# Westell Versalink 327w problems



## Cataulin (Jan 26, 2008)

Okay, heres the deal. My Router supplied by Verizon keeps reseting on its own. Its uber annoying to me. it does this every few hours. it also loses speed and drops to 64 kb/s the regular speed is 1794 kb/s. I can barely play games online without worrying ill be tossed from play. 

Model Number:
D90-327w15-06


----------



## johnwill (Sep 26, 2002)

Off-hand, it sounds like a problem with the router. If it really resets, that's not likely to be much else. What are the symptoms of the "reset"?


----------



## Cataulin (Jan 26, 2008)

johnwill said:


> Off-hand, it sounds like a problem with the router. If it really resets, that's not likely to be much else. What are the symptoms of the "reset"?

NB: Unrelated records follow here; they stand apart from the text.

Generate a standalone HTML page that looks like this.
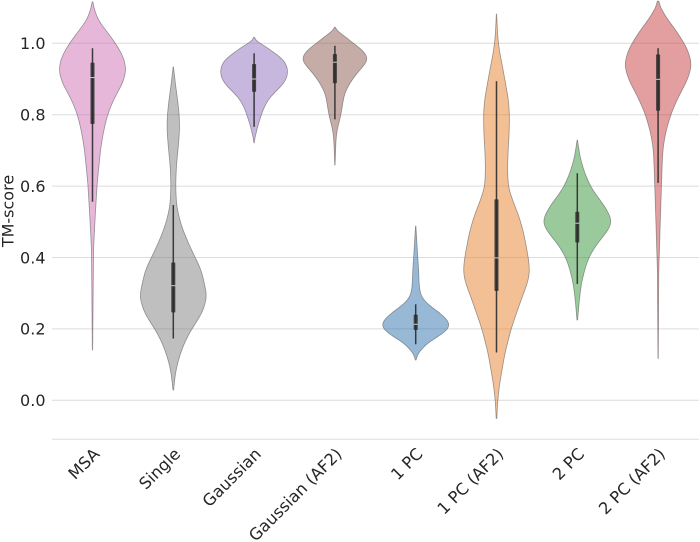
<!DOCTYPE html>
<html>
<head>
<meta charset="utf-8">
<style>
html,body{margin:0;padding:0;background:#fff;}
svg{display:block;}
text{font-family:"DejaVu Sans","Liberation Sans",sans-serif;fill:#262626;}
</style>
</head>
<body>
<svg id="chart" xmlns="http://www.w3.org/2000/svg" width="700" height="542" viewBox="0 0 700 542"></svg>
<script>
const categories = ["MSA","Single","Gaussian","Gaussian (AF2)","1 PC","1 PC (AF2)","2 PC","2 PC (AF2)"];
const yTicks = [0.0,0.2,0.4,0.6,0.8,1.0];
const yTickLabels = ["0.0","0.2","0.4","0.6","0.8","1.0"];
const axisTitle = "TM-score";

const msaTm = [1.116,1.093,1.065,1.037,1.000,0.963,0.925,0.888,0.850,0.801,0.748,0.701,0.608,0.514,0.421,0.141];
const msaDensity = [1,6,16,40,69,93,102,91,67,45,32,24,14,8,3,0.5];
const singleTm = [0.934,0.888,0.841,0.799,0.757,0.710,0.654,0.598,0.542,0.486,0.430,0.365,0.290,0.243,0.201,0.159,0.113,0.075,0.029];
const singleDensity = [0.5,6,13,18,19,15,9,7,10,25,50,84,102,86,56,32,15,6,1];
const gaussianTm = [1.017,1.005,0.991,0.972,0.953,0.925,0.897,0.874,0.850,0.822,0.801,0.766,0.738,0.721];
const gaussianDensity = [1,8,32,64,94,103,99,76,46,30,22,10,3,0.5];
const gaussianAf2Tm = [1.045,1.033,1.009,0.981,0.955,0.930,0.897,0.860,0.822,0.794,0.757,0.729,0.659];
const gaussianAf2Density = [1,9,42,85,108,78,50,28,22,17,6,3,0.5];
const onePcTm = [0.488,0.449,0.402,0.365,0.327,0.290,0.271,0.253,0.229,0.208,0.187,0.169,0.150,0.131,0.113];
const onePcDensity = [0.5,3,6,9,10,14,30,62,94,112,86,46,20,7,1];
const onePcAf2Tm = [1.082,1.028,0.981,0.935,0.888,0.841,0.801,0.748,0.701,0.654,0.598,0.561,0.514,0.467,0.402,0.365,0.337,0.271,0.201,0.131,0.038,-0.009,-0.051];
const onePcAf2Density = [0.5,3,8,18,27,36,39,38,35,33,35,48,68,82,95,100,96,70,44,25,8,3,1];
const twoPcTm = [0.729,0.682,0.636,0.589,0.552,0.524,0.497,0.467,0.430,0.393,0.365,0.327,0.271,0.225];
const twoPcDensity = [0.5,8,22,45,76,95,107,85,52,31,22,12,5,1];
const twoPcAf2Tm = [1.118,1.093,1.065,1.028,0.981,0.939,0.897,0.850,0.801,0.748,0.701,0.654,0.598,0.514,0.421,0.365,0.117];
const twoPcAf2Density = [2,10,30,60,90,102,88,61,38,22,14,12,10,7,4,2,0.5];

const whiskerLow = [0.556,0.173,0.766,0.787,0.157,0.134,0.326,0.609];
const quartile1 = [0.774,0.246,0.864,0.888,0.197,0.306,0.442,0.811];
const median = [0.904,0.321,0.900,0.947,0.213,0.399,0.496,0.899];
const quartile3 = [0.946,0.386,0.942,0.970,0.240,0.563,0.528,0.969];
const whiskerHigh = [0.986,0.547,0.972,0.993,0.269,0.894,0.636,0.986];

const allTm = [msaTm,singleTm,gaussianTm,gaussianAf2Tm,onePcTm,onePcAf2Tm,twoPcTm,twoPcAf2Tm];
const allDensity = [msaDensity,singleDensity,gaussianDensity,gaussianAf2Density,onePcDensity,onePcAf2Density,twoPcDensity,twoPcAf2Density];

const fillColors = ["#d070b4","#7f7f7f","#8f6fbe","#8c5a50","#2f74ae","#e8812c","#35963a","#c73d40"];
const NS = "http://www.w3.org/2000/svg";
const svg = document.getElementById("chart");

function yScale(v){ return 400.3 - 357 * v; }
function xScale(i){ return 92.5 + 80.8 * i; }
function wScale(d){ return d / 3; }

function make(tag, attrs, parent){
  const el = document.createElementNS(NS, tag);
  for (const k in attrs) el.setAttribute(k, attrs[k]);
  (parent || svg).appendChild(el);
  return el;
}
function slug(s){ return s.toLowerCase().replace(/[^a-z0-9]+/g,"-").replace(/-$/,""); }

// Half-width outline: piecewise-linear density in screen y, sampled each pixel, then Gaussian smoothed like a KDE.
function outline(tm, den){
  const ys = tm.map(yScale);
  const top = ys[0], bot = ys[ys.length-1];
  const n = Math.ceil(bot - top);
  const raw = [];
  let seg = 0;
  for (let k = 0; k <= n; k++){
    const y = top + (bot - top) * k / n;
    while (seg < ys.length - 2 && y > ys[seg+1]) seg++;
    const t = (y - ys[seg]) / (ys[seg+1] - ys[seg]);
    raw.push(den[seg] + (den[seg+1] - den[seg]) * t);
  }
  const sigma = 5.5;
  const out = [];
  for (let k = 0; k <= n; k++){
    // shrink the kernel near the tips so the violin ends keep their length
    const s = Math.max(0.5, Math.min(sigma, Math.min(k, n-k) / 2));
    let sum = 0, w = 0;
    for (let o = -Math.ceil(3*s); o <= Math.ceil(3*s); o++){
      const idx = k + o;
      if (idx < 0 || idx > n) continue;
      const g = Math.exp(-o*o/(2*s*s));
      sum += raw[idx] * g; w += g;
    }
    out.push([sum / w, top + (bot - top) * k / n]);
  }
  return out;
}

// gridlines
yTicks.forEach(function(t){
  const line = make("line",{x1:52,x2:699,y1:yScale(t),y2:yScale(t),stroke:"#dcdcdc","stroke-width":1});
  
  
});
const baseline = make("line",{x1:52,x2:699,y1:439.3,y2:439.3,stroke:"#dedede","stroke-width":1});



// y tick labels
yTicks.forEach(function(t,i){
  const label = make("text",{x:45.5,y:yScale(t)+5.8,"text-anchor":"end","font-size":16});
  label.textContent = yTickLabels[i];
  
  
});

// y axis title
const title = make("text",{transform:"translate(13.5,211) rotate(-90)","text-anchor":"middle","font-size":16});
title.textContent = axisTitle;



// violins
categories.forEach(function(cat,i){
  const cx = xScale(i);
  const g = make("g",{});
  
  

  const pts = outline(allTm[i], allDensity[i]);
  let d = "";
  pts.forEach(function(p,k){ d += (k ? "L" : "M") + (cx + wScale(p[0])).toFixed(2) + " " + p[1].toFixed(2); });
  pts.slice().reverse().forEach(function(p){ d += "L" + (cx - wScale(p[0])).toFixed(2) + " " + p[1].toFixed(2); });
  d += "Z";
  const body = make("path",{d:d,fill:fillColors[i],"fill-opacity":0.5,stroke:"#5a5a5a","stroke-opacity":0.6,"stroke-width":0.8,"stroke-linejoin":"round"},g);
  
  

  const whisker = make("line",{x1:cx,x2:cx,y1:yScale(whiskerLow[i]),y2:yScale(whiskerHigh[i]),stroke:"#2b2b2b","stroke-opacity":0.9,"stroke-width":1.5},g);
  
  

  const box = make("rect",{x:cx-2,width:4,y:yScale(quartile3[i]),height:yScale(quartile1[i])-yScale(quartile3[i]),rx:0.8,fill:"#2b2b2b","fill-opacity":0.85},g);
  
  

  const med = make("line",{x1:cx-2,x2:cx+2,y1:yScale(median[i]),y2:yScale(median[i]),stroke:"#ffffff","stroke-opacity":0.75,"stroke-width":1},g);
  
  

  const label = make("text",{transform:"translate(" + (cx+8) + ",455) rotate(-45)","text-anchor":"end","font-size":16.3});
  label.textContent = cat;
  
  
});
</script>
</body>
</html>
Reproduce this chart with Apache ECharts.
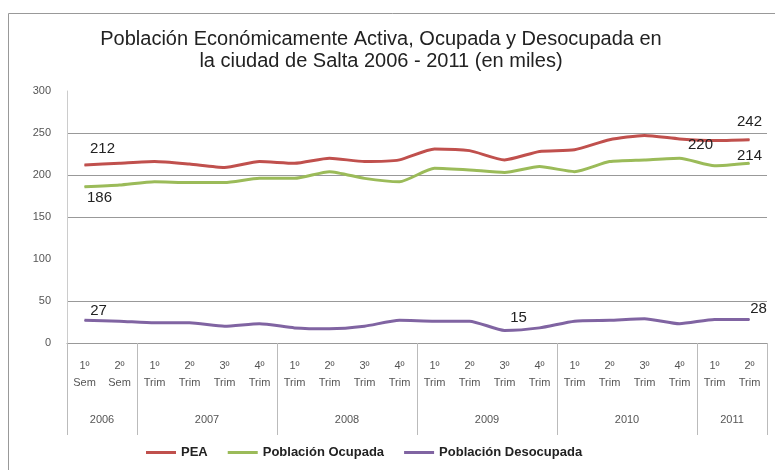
<!DOCTYPE html>
<html>
<head>
<meta charset="utf-8">
<script src="https://cdn.jsdelivr.net/npm/echarts@6/dist/echarts.min.js"></script>
<style>
html,body{margin:0;padding:0;background:#fff;}
#chart{width:775px;height:470px;}
</style>
</head>
<body>
<div id="chart"></div>
<script>
// periodos (eje x) y años
var categories = ['1º Sem','2º Sem',
    '1º Trim','2º Trim','3º Trim','4º Trim',
    '1º Trim','2º Trim','3º Trim','4º Trim',
    '1º Trim','2º Trim','3º Trim','4º Trim',
    '1º Trim','2º Trim','3º Trim','4º Trim',
    '1º Trim','2º Trim'];
var years = ['2006','2007','2008','2009','2010','2011'];
var yearSpans = [2,4,4,4,4,2];

// valores en miles
var pea = [212,214,216,213,209,216,214,220,216,218,231,229,218,228,230,242,247,243,241,242];
var ocupada = [186,188,192,191,191,196,196,204,196,192,208,206,203,210,204,216,218,220,211,214];
var desocupada = [27,26,24,24,20,23,18,17,20,27,26,26,15,18,26,27,29,23,28,28];

// etiquetas visibles: indice -> desplazamiento
var peaLabels = {0:{pos:'top',off:[18,-3]}, 19:{pos:'top',off:[0,-5]}};
var ocuLabels = {0:{pos:'bottom',off:[15,-2]}, 17:{pos:'top',off:[21,0]}, 19:{pos:'top',off:[0,6]}};
var desLabels = {0:{pos:'top',off:[14,4]}, 12:{pos:'top',off:[14,0]}, 19:{pos:'top',off:[9,2]}};

function buildData(values, labels){
    return values.map(function(v, i){
        var l = labels[i];
        if(!l) return v;
        return {value: v, label: {show: true, position: l.pos, offset: l.off,
            color: '#222', fontSize: 15, fontFamily: 'Liberation Sans'}};
    });
}

// bordes de grupos y centros de los años
var bounds = [0], centers = [];
yearSpans.forEach(function(s){
    var last = bounds[bounds.length-1];
    centers.push(last + s/2);
    bounds.push(last + s);
});

function lineSeries(name, values, labels, color){
    return {
        name: name, type: 'line', xAxisIndex: 0,
        data: buildData(values, labels),
        symbol: 'circle', symbolSize: 1, showSymbol: true,
        smooth: 0.2,
        lineStyle: {width: 3, color: color},
        itemStyle: {color: color}
    };
}

var chart = echarts.init(document.getElementById('chart'));
var option = {
    animation: false,
    textStyle: {fontFamily: 'Liberation Sans'},
    title: {
        text: 'Población Económicamente Activa, Ocupada y Desocupada en\nla ciudad de Salta 2006 - 2011 (en miles)',
        left: 376, top: 23, textAlign: 'center',
        textStyle: {fontSize: 20, fontWeight: 'normal', color: '#222', lineHeight: 22, fontFamily: 'Liberation Sans'}
    },
    graphic: [{
        type: 'rect', silent: true,
        shape: {x: 8.5, y: 13.5, width: 800, height: 470},
        style: {fill: 'none', stroke: '#999', lineWidth: 1}
    }],
    legend: {
        bottom: 6, left: 141,
        itemWidth: 30, itemHeight: 3, itemGap: 20,
        icon: 'rect',
        textStyle: {fontSize: 13, color: '#222', fontWeight: 'bold'},
        data: ['PEA','Población Ocupada','Población Desocupada']
    },
    grid: {left: 67, right: 8, top: 91, bottom: 127},
    xAxis: [{
        type: 'category',
        data: categories,
        boundaryGap: true,
        axisLine: {lineStyle: {color: '#999'}},
        axisTick: {show: false},
        axisLabel: {
            interval: 0, margin: 14, color: '#555', fontSize: 11, lineHeight: 17,
            formatter: function(v){ return v.replace(' ', '\n'); }
        }
    }, {
        type: 'value',
        min: 0, max: 20,
        position: 'bottom',
        axisLine: {show: false},
        splitLine: {show: false},
        axisTick: {show: true, customValues: bounds, length: 92, lineStyle: {color: '#bbb'}},
        axisLabel: {
            customValues: centers, margin: 71, color: '#555', fontSize: 11,
            formatter: function(v){ return years[centers.indexOf(v)]; }
        }
    }],
    yAxis: {
        type: 'value',
        min: 0, max: 300, interval: 50,
        axisLine: {show: true, lineStyle: {color: '#ccc'}},
        axisTick: {show: false},
        axisLabel: {color: '#555', fontSize: 11, margin: 16},
        splitLine: {
            showMaxLine: false,
            lineStyle: {color: ['#999','#999','rgba(0,0,0,0)','#999','#999','#999','rgba(0,0,0,0)']}
        }
    },
    series: [
        lineSeries('PEA', pea, peaLabels, '#C0504D'),
        lineSeries('Población Ocupada', ocupada, ocuLabels, '#9BBB59'),
        lineSeries('Población Desocupada', desocupada, desLabels, '#8064A2')
    ]
};
chart.setOption(option);
</script>
</body>
</html>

Loss of conectivity with outside connections. loss of speed. the entire house loses conectivity for a few minutes. Funny part is, I wont even know sometimes.


----------



## johnwill (Sep 26, 2002)

Some things you can try here.


Update the firmware to the latest version available on the manufacturer's site.
Reset the router to factory defaults and reconfigure.

Many times these measures will resolve a lot of intermittent issues.


Failing a fix here, I'd suspect you need a new router.


----------



## Cataulin (Jan 26, 2008)

Thats the thing. I cannot for the life of me find an update for the router on either westells or Verizons Sites. I think Ill head over to my gfs house and check her settings. She dosent have teh same problems as me.


----------



## johnwill (Sep 26, 2002)

Take your router to her house and see if it still has the same issue there. That will verify if it's the router.


----------